Pantau - Cuaca ekstrem yang melanda wilayah Sumatera dalam beberapa waktu terakhir dipicu oleh anomali siklon tropis yang terbentuk sangat dekat dengan garis ekuator.
Hal ini diungkapkan oleh Sonni Setiawan, dosen Departemen Geofisika dan Meteorologi IPB University, yang menyatakan bahwa fenomena tersebut menarik perhatian karena terjadi di lintang yang tidak biasa.
"Tahun ini agak menarik perhatian para meteorologis, karena siklon tropis terjadi di dekat ekuator, bahkan di bawah lintang lima derajat," ungkapnya.
Interaksi Sistem Atmosfer Memicu Hujan Ekstrem
Fenomena ini dikenal sebagai Siklon Tropis Senyar, yang kekuatannya dipengaruhi oleh interaksi dengan sejumlah sistem atmosfer lain.
Sonni mengidentifikasi bahwa pembentukan Siklon Tropis Senyar dipengaruhi oleh interaksi dengan Gelombang Ekuatorial Rossby, Madden Julian Oscillation (MJO) pada Fase 6 di Pasifik Barat tropis, Indian Ocean Dipole (IOD), dan La Nina yang diperkuat oleh aktivitas sunspot.
La Nina dan IOD ditandai oleh menghangatnya suhu muka laut yang meningkatkan pasokan uap air ke atmosfer, menciptakan depresi tekanan sebagai syarat awal terbentuknya bibit siklon tropis.
Gelombang Rossby dan MJO turut memperkuat konvergensi atau pengumpulan massa udara, mempercepat terbentuknya siklon tropis aktif.
Akibatnya, terjadi pembentukan awan-awan Cumulonimbus (CB) dalam jumlah besar yang menyebabkan hujan ekstrem dengan durasi panjang, bahkan bisa berlangsung lebih dari 24 jam.
Ancaman Hidrometeorologi dan Perubahan Pola Siklon
Pada waktu yang sama, wilayah Indonesia juga berada dalam pengaruh dua bibit siklon dan Siklon Tropis Fina, yang semakin meningkatkan risiko bencana hidrometeorologi di wilayah terdampak.

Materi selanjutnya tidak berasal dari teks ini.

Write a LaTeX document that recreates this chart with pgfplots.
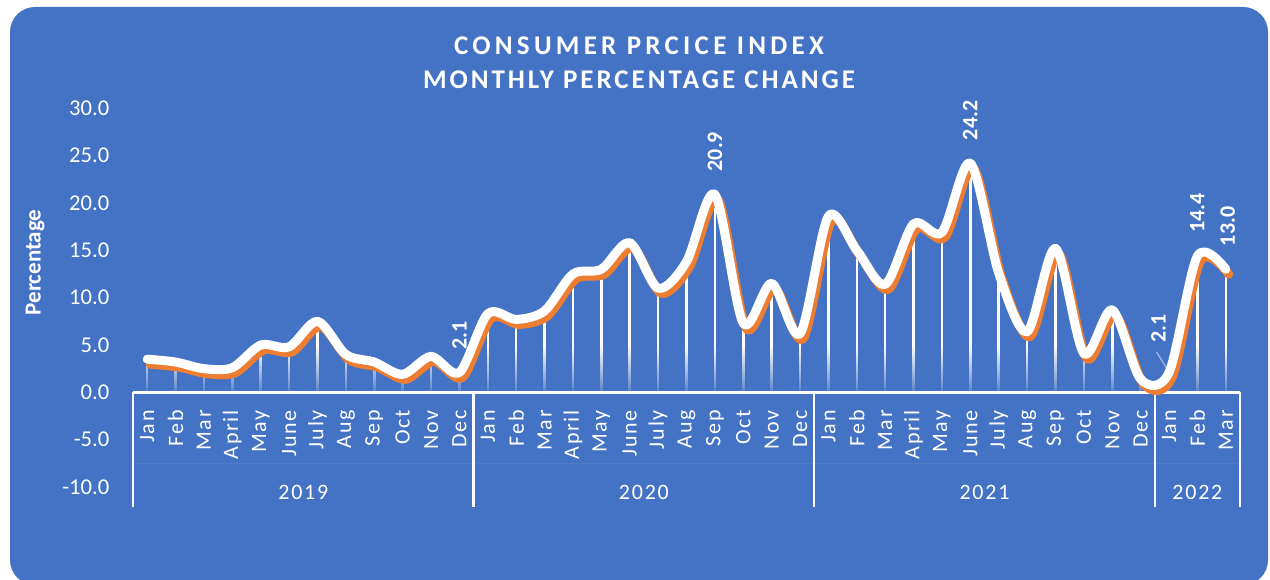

"Siklon tropis merupakan gangguan atmosfer berskala sinoptik yang dapat memicu bencana hidrometeorologi di wilayah yang dilaluinya, terutama dalam durasi harian di kawasan tropis," jelasnya.
Dalam kondisi normal, pembentukan siklon tropis mengikuti pergerakan matahari—terjadi di utara saat matahari berada di belahan bumi utara, dan di selatan saat matahari berada di belahan bumi selatan.
Namun, tahun ini terjadi anomali karena pembentukan siklon terjadi sangat dekat dengan ekuator, sesuatu yang jarang terjadi.
"Meskipun Indonesia bukan jalur utama siklon, dampaknya tetap signifikan," ia mengungkapkan.
"Dampaknya memang tidak sebesar daerah di luar batas lintang tersebut, tetapi potensi hujan ekstrem dan angin kencang tetap perlu diwaspadai," tambahnya.
Sonni menyatakan bahwa fenomena ini menjadi catatan penting bagi dunia meteorologi Indonesia.
Ia menekankan pentingnya pemantauan satelit dan kajian lebih dalam agar masyarakat lebih siap menghadapi cuaca ekstrem yang semakin sering terjadi di tengah perubahan iklim global.